Computers could see their performance jump by one-third through an inexpensive cooling solution based on lithium bromide salt – all while enjoying 10 times longer cooling than using alternative passive cooling systems.
To remove heat generated by a computer’s central processing units, researchers designed a system that relies on water evaporation from a solution containing lithium bromide – a salt capable of absorbing water.
Wei Wu at the City University of Hong Kong in China and his colleagues placed the lithium bromide solution within a porous membrane that only allows water vapour to pass through. They set that within a hollow plate to ensure that no salty solution seeps through to the computer’s electronics, and then added a metal heat sink to efficiently transfer heat away from the adjacent computing device.
That cooling process allows the computer processors to draw more power during intensive computing without overheating. When the computer is idling and not running hot, the passive cooling system can replenish its water and effectively reset.
“The device can spontaneously and quickly recover its cooling capacity by absorbing water vapour from the air during off hours, just like a mammal rehydrating and preparing to sweat again,” says Wu.

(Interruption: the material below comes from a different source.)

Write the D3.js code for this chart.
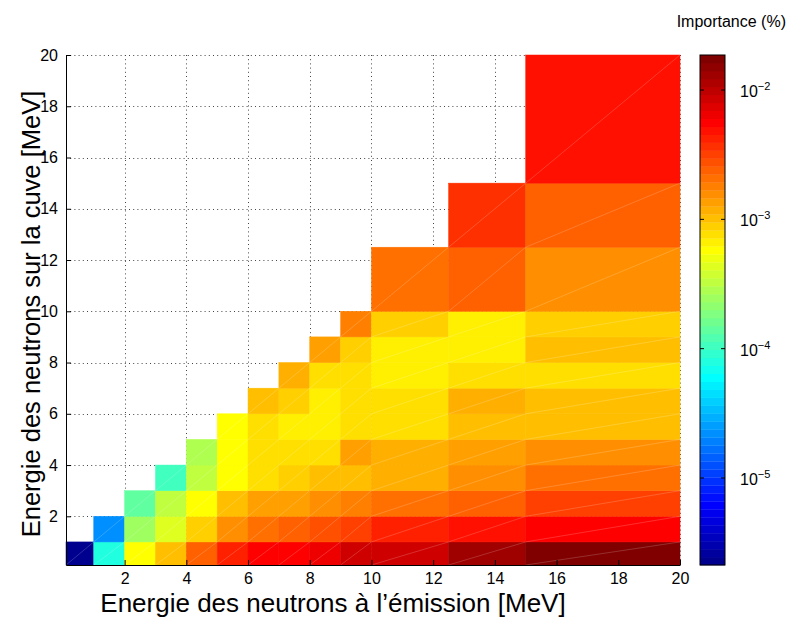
<!DOCTYPE html>
<html><head><meta charset="utf-8">
<script src="https://cdn.jsdelivr.net/npm/d3@7/dist/d3.min.js"></script>
<style>
body{margin:0;background:#fff}
text{font-family:"Liberation Sans",Arial,Helvetica,sans-serif;fill:#000}
</style>
</head><body>
<svg id="chart" width="790" height="617"></svg>
<script>
// ---- data ----
const binEdges = [0.1, 1, 2, 3, 4, 5, 6, 7, 8, 9, 10, 12.5, 15, 20];
const axisTicks = [2, 4, 6, 8, 10, 12, 14, 16, 18, 20];
const colorbarTicks = [1e-5, 1e-4, 1e-3, 1e-2];
const colorbarExponents = ["\u22125", "\u22124", "\u22123", "\u22122"];
const colorLimitsLog10 = [-5.673, -1.729];
// importance (%) per emission-energy bin; entries are tank-energy bins 0..i
const importance = [
  [2.28e-6],
  [7.9e-5, 2.2e-5],
  [5.8e-4, 2.46e-4, 1.40e-4],
  [1.02e-3, 4.35e-4, 3.27e-4, 1.05e-4],
  [2.39e-3, 8.85e-4, 5.78e-4, 3.27e-4, 2.84e-4],
  [4.21e-3, 1.56e-3, 1.02e-3, 5.78e-4, 5.78e-4, 5.78e-4],
  [5.59e-3, 2.07e-3, 1.35e-3, 7.67e-4, 7.67e-4, 7.67e-4, 1.02e-3],
  [5.59e-3, 2.39e-3, 1.35e-3, 8.85e-4, 7.67e-4, 6.65e-4, 8.85e-4, 1.17e-3],
  [6.44e-3, 2.75e-3, 1.56e-3, 1.02e-3, 7.67e-4, 6.65e-4, 6.65e-4, 7.67e-4, 1.35e-3],
  [8.55e-3, 3.17e-3, 1.80e-3, 1.02e-3, 1.35e-3, 7.67e-4, 7.67e-4, 7.67e-4, 8.85e-4, 1.80e-3],
  [8.55e-3, 4.21e-3, 2.07e-3, 1.17e-3, 1.17e-3, 7.67e-4, 7.67e-4, 6.65e-4, 6.65e-4, 8.85e-4, 2.07e-3],
  [1.31e-2, 4.85e-3, 2.39e-3, 1.56e-3, 1.35e-3, 1.02e-3, 1.17e-3, 7.67e-4, 6.65e-4, 6.65e-4, 2.39e-3, 3.65e-3],
  [1.74e-2, 5.59e-3, 3.17e-3, 2.07e-3, 1.56e-3, 1.02e-3, 1.02e-3, 7.67e-4, 1.02e-3, 8.85e-4, 1.56e-3, 2.39e-3, 4.85e-3]
];
const xLabel = "Energie des neutrons \u00e0 l\u2019\u00e9mission [MeV]";
const yLabel = "Energie des neutrons sur la cuve [MeV]";
const cbLabel = "Importance (%)";

// ---- jet(64) colormap ----
function jet64() {
  const out = [];
  for (let i = 1; i <= 64; i++) {
    let r, g, b;
    r = i <= 24 ? 0 : i <= 40 ? (i - 24) / 16 : i <= 56 ? 1 : 1 - (i - 56) / 16;
    g = i <= 8 ? 0 : i <= 24 ? (i - 8) / 16 : i <= 40 ? 1 : i <= 56 ? 1 - (i - 40) / 16 : 0;
    b = i <= 8 ? 0.5 + i / 16 : i <= 24 ? 1 : i <= 40 ? 1 - (i - 24) / 16 : 0;
    out.push(d3.rgb(r * 255, g * 255, b * 255).formatHex());
  }
  return out;
}
const jetColors = jet64();
const colorScale = d3.scaleQuantize().domain(colorLimitsLog10).range(jetColors);

// ---- layout ----
const P = {left: 66, top: 55, right: 680, bottom: 565};
const CB = {left: 700, width: 25};
const svg = d3.select("#chart");
const x = d3.scaleLinear().domain([binEdges[0], binEdges[binEdges.length - 1]]).range([P.left, P.right]);
const y = d3.scaleLinear().domain([binEdges[0], binEdges[binEdges.length - 1]]).range([P.bottom, P.top]);

// grid (under cells)
const grid = svg.append("g").attr("stroke", "#444").attr("stroke-width", 1).attr("stroke-dasharray", "1,3.2");
grid.selectAll("line.v").data(axisTicks).join("line")
  .attr("x1", d => Math.round(x(d)) + 0.5).attr("x2", d => Math.round(x(d)) + 0.5)
  .attr("y1", P.top).attr("y2", P.bottom);
grid.selectAll("line.h").data(axisTicks).join("line")
  .attr("y1", d => Math.round(y(d)) + 0.5).attr("y2", d => Math.round(y(d)) + 0.5)
  .attr("x1", P.left).attr("x2", P.right);

// cells
const cells = [];
importance.forEach((col, i) => col.forEach((v, j) => cells.push({i, j, v})));
const cg = svg.append("g");
cg.selectAll("rect").data(cells).join("rect")
  .attr("x", d => x(binEdges[d.i]))
  .attr("y", d => y(binEdges[d.j + 1]))
  .attr("width", d => x(binEdges[d.i + 1]) - x(binEdges[d.i]))
  .attr("height", d => y(binEdges[d.j]) - y(binEdges[d.j + 1]))
  .attr("fill", d => colorScale(Math.log10(d.v)))
  .attr("stroke", d => colorScale(Math.log10(d.v)))
  .attr("stroke-width", 0.5);
// faint triangle seams
cg.selectAll("line").data(cells).join("line")
  .attr("x1", d => x(binEdges[d.i])).attr("y1", d => y(binEdges[d.j]))
  .attr("x2", d => x(binEdges[d.i + 1])).attr("y2", d => y(binEdges[d.j + 1]))
  .attr("stroke", "#fff").attr("stroke-opacity", 0.3).attr("stroke-width", 0.6);

// axes
const xAxis = d3.axisBottom(x).tickValues(axisTicks).tickSizeInner(-5).tickSizeOuter(0).tickPadding(8);
const yAxis = d3.axisLeft(y).tickValues(axisTicks).tickSizeInner(-5).tickSizeOuter(0).tickPadding(8);
const gx = svg.append("g").attr("transform", `translate(0,${P.bottom})`).call(xAxis);
const gy = svg.append("g").attr("transform", `translate(${P.left},0)`).call(yAxis);
[gx, gy].forEach(g => {
  g.selectAll("text").style("font-size", "16px").attr("fill", "#000");
  g.selectAll("line").attr("stroke", "#000");
  g.select(".domain").attr("stroke", "#000");
});

// axis titles
svg.append("text").attr("x", 333).attr("y", 612).attr("text-anchor", "middle")
  .style("font-size", "26px").text(xLabel);
svg.append("text").attr("transform", "translate(40,314) rotate(-90)").attr("text-anchor", "middle")
  .style("font-size", "25.5px").text(yLabel);

// colorbar
const cb = d3.scaleLinear().domain(colorLimitsLog10).range([P.bottom, P.top]);
const bandH = (P.bottom - P.top) / jetColors.length;
svg.append("g").selectAll("rect").data(jetColors).join("rect")
  .attr("x", CB.left).attr("width", CB.width)
  .attr("y", (c, k) => cb(colorLimitsLog10[0] + (k + 1) * (colorLimitsLog10[1] - colorLimitsLog10[0]) / 64))
  .attr("height", bandH + 0.3)
  .attr("fill", c => c);
svg.append("rect").attr("x", CB.left).attr("y", P.top).attr("width", CB.width).attr("height", P.bottom - P.top)
  .attr("fill", "none").attr("stroke", "#000").attr("stroke-width", 1);
const cbt = svg.append("g");
colorbarTicks.forEach((t, k) => {
  const yy = cb(Math.log10(t));
  cbt.append("line").attr("x1", CB.left).attr("x2", CB.left + 4).attr("y1", yy).attr("y2", yy).attr("stroke", "#000");
  cbt.append("line").attr("x1", CB.left + CB.width - 4).attr("x2", CB.left + CB.width).attr("y1", yy).attr("y2", yy).attr("stroke", "#000");
  const tx = cbt.append("text").attr("x", CB.left + CB.width + 15).attr("y", yy + 7).style("font-size", "16px");
  tx.append("tspan").text("10");
  tx.append("tspan").attr("dy", -7).style("font-size", "11px").text(colorbarExponents[k]);
});
svg.append("text").attr("x", 786).attr("y", 27).attr("text-anchor", "end").style("font-size", "16px").text(cbLabel);
</script>
</body></html>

Testing showed that the passive cooling system could keep an off-the-shelf computer processor running below 64°C (147°F) for about 400 minutes – a huge improvement over alternative passive cooling systems. For example, one alternative uses a chromium-based metal-organic framework (MOF), which can hold a lot of water moisture. But these MOFs are expensive and only provide cooling for 42 minutes. The salt solution delivers cooling with 1000 times better cost-effectiveness than the MOF approach.
Salt cooling enabled the computer processor to improve its average input power – and therefore computing performance – by almost 33 per cent during testing.
Such passive cooling could prove extremely helpful in both personal computing devices and in computer servers packed within hot data centres. But it could also work with batteries, solar cells and buildings, says Wu.